Home › Forums › Back End › Custom RSS/Atom Feeds › Re: Custom RSS/Atom Feeds
Hi Megan.
You can do a site with php and mysql, on the database side of things you may need store some things like:
Site’s Table
Site Name (Owner of the RSS/Atom Feed)
Feed Address (The URL to the feed)
Active (just a flag for your bot).
Article’s Table
Article Name (Name, usually on the feed)
Article URL (The URL for the article on the site, so you can link to)
Article Description (The description, a excerpt or the first couple characters)
Article Category (Category, if not provided use RegExp on the php logic to categorize)
Then on the site you will need the usual stuff, a page for showing the articles, some search mechanism, and so on.
For scraping the articles names, descriptions and URL you will need a bot, the bot will download and read each Feed, for this you will need parse XML, luck you that feeds are standards so they have common fields from site to site.
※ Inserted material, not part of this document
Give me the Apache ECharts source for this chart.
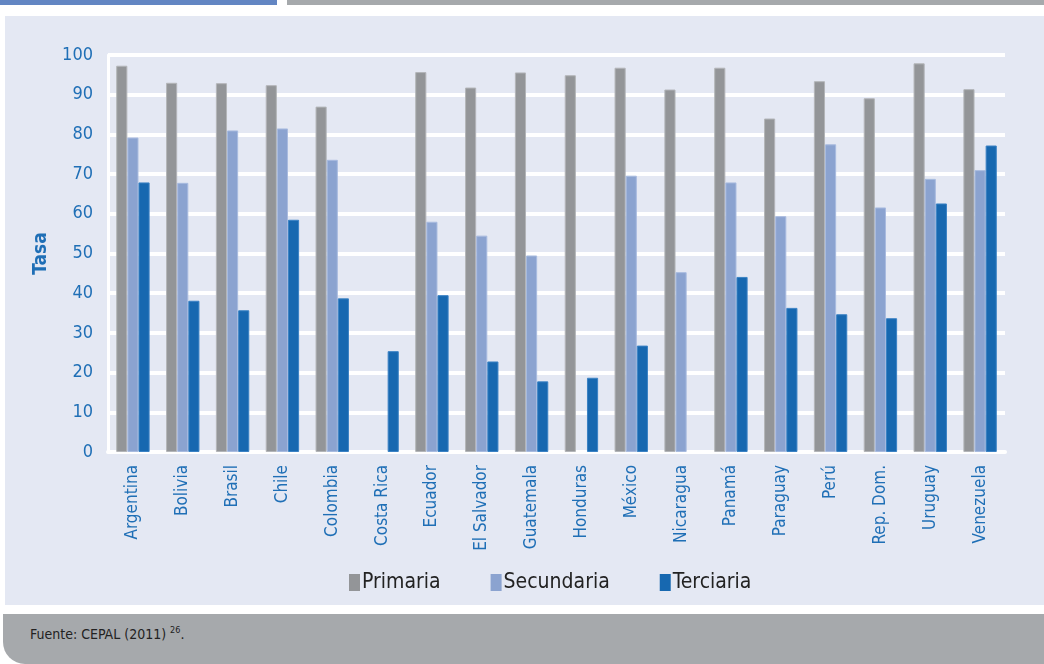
<!DOCTYPE html>
<html>
<head>
<meta charset="utf-8">
<script src="https://cdn.jsdelivr.net/npm/echarts@6/dist/echarts.min.js"></script>
<style>
  html, body { margin: 0; padding: 0; background: #ffffff; width: 1044px; height: 664px; overflow: hidden; }
  #topBlue { position: absolute; left: 0; top: 0; width: 277px; height: 5px; background: #6386c3; }
  #topGray { position: absolute; left: 287px; top: 0; width: 757px; height: 5px; background: #a6a9ac; }
  #panel { position: absolute; left: 5px; top: 16px; width: 1039px; height: 589px; background: #e4e8f3; }
  #footer { position: absolute; left: 3px; top: 614px; width: 1041px; height: 50px; background: #a6a9ac; border-bottom-left-radius: 22px; }
  #footer span { position: absolute; left: 27px; top: 11px; font-family: "Liberation Sans Narrow", "DejaVu Sans Condensed", sans-serif; font-size: 14px; color: #222; }
  #footer sup { font-size: 9px; vertical-align: 6px; }
  #chart { position: absolute; left: 0; top: 0; width: 1044px; height: 664px; }
</style>
</head>
<body>
<div id="topBlue"></div>
<div id="topGray"></div>
<div id="panel"></div>
<div id="footer"><span>Fuente: CEPAL (2011) <sup>26</sup>.</span></div>
<div id="chart"></div>
<script>
const categories = ['Argentina','Bolivia','Brasil','Chile','Colombia','Costa Rica','Ecuador','El Salvador','Guatemala','Honduras','México','Nicaragua','Panamá','Paraguay','Perú','Rep. Dom.','Uruguay','Venezuela'];
const primaria   = [97.3, 93.0, 92.9, 92.4, 87.0, null, 95.7, 91.8, 95.6, 94.9, 96.8, 91.3, 96.8, 84.0, 93.4, 89.1, 97.9, 91.4];
const secundaria = [79.2, 67.8, 81.0, 81.5, 73.6, null, 58.0, 54.5, 49.5, null, 69.6, 45.3, 67.9, 59.4, 77.5, 61.6, 68.8, 71.0];
const terciaria  = [67.9, 38.1, 35.7, 58.5, 38.7, 25.4, 39.5, 22.8, 17.8, 18.7, 26.8, null, 44.1, 36.3, 34.7, 33.7, 62.6, 77.2];
const seriesNames = ['Primaria', 'Secundaria', 'Terciaria'];
const yTicks = { min: 0, max: 100, interval: 10 };

const FONT = '"Liberation Sans Narrow", "DejaVu Sans Condensed", sans-serif';
const BLUE = '#1f6fb6';
const colors = ['#939598', '#8ba3d0', '#1768b0'];
const borders = ['#b3b5b8', '#a8bbdf', '#3b82c4'];
const dataSets = [primaria, secundaria, terciaria];

const chart = echarts.init(document.getElementById('chart'), null, { renderer: 'canvas' });
chart.setOption({
  backgroundColor: 'transparent',
  animation: false,
  color: colors,
  grid: { left: 108, right: 39, top: 55, bottom: 212, containLabel: false },
  legend: {
    data: seriesNames.map((n, i) => ({ name: n, itemStyle: { color: colors[i], borderWidth: 0 } })),
    left: 344, top: 567,
    itemWidth: 11, itemHeight: 17, itemGap: 50,
    icon: 'rect',
    textStyle: { fontFamily: FONT, fontSize: 21, color: '#222', padding: [0, 0, 0, -3] }
  },
  xAxis: {
    type: 'category',
    data: categories,
    axisLine: { show: true, lineStyle: { color: '#ffffff', width: 4 } },
    axisTick: { show: false },
    axisLabel: { rotate: 90, margin: 13, fontFamily: FONT, fontSize: 17, color: BLUE, interval: 0 },
    splitLine: { show: false }
  },
  yAxis: {
    type: 'value',
    min: yTicks.min, max: yTicks.max, interval: yTicks.interval,
    name: 'Tasa',
    nameLocation: 'middle',
    nameGap: 57,
    nameRotate: 90,
    nameTextStyle: { fontFamily: FONT, fontSize: 19, fontWeight: 'bold', color: BLUE },
    axisLine: { show: true, lineStyle: { color: '#ffffff', width: 3 } },
    axisTick: { show: false },
    axisLabel: { margin: 15, fontFamily: FONT, fontSize: 18, color: BLUE },
    splitLine: { show: true, lineStyle: { color: '#ffffff', width: 4 } }
  },
  series: seriesNames.map((n, i) => ({
    name: n,
    type: 'bar',
    data: dataSets[i],
    barGap: '0%',
    barCategoryGap: '33%',
    itemStyle: { color: colors[i], borderColor: borders[i], borderWidth: 1 }
  }))
});
</script>
</body>
</html>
Once your bot scann a file he will check the database looking for the article to see if it has been added yet, if not find anything add the article, then move to the next.
The bot will use the feeds URL located on the Site’s Table, you can make a cron job on your server to run once a day, once each six hours or you can trigger when someone visit the site, make run as background task, so the user don’t get waiting the scan finish.
If I was you I will made the website on PHP and the bot if possible in Nodejs, so it will be more realtime without needing some trigger or cron job to activate.
Good Luck with your project.
I once made a scrapping with php to have a list of all articles of Smashing Magazine, so I can read the titles and choose what read.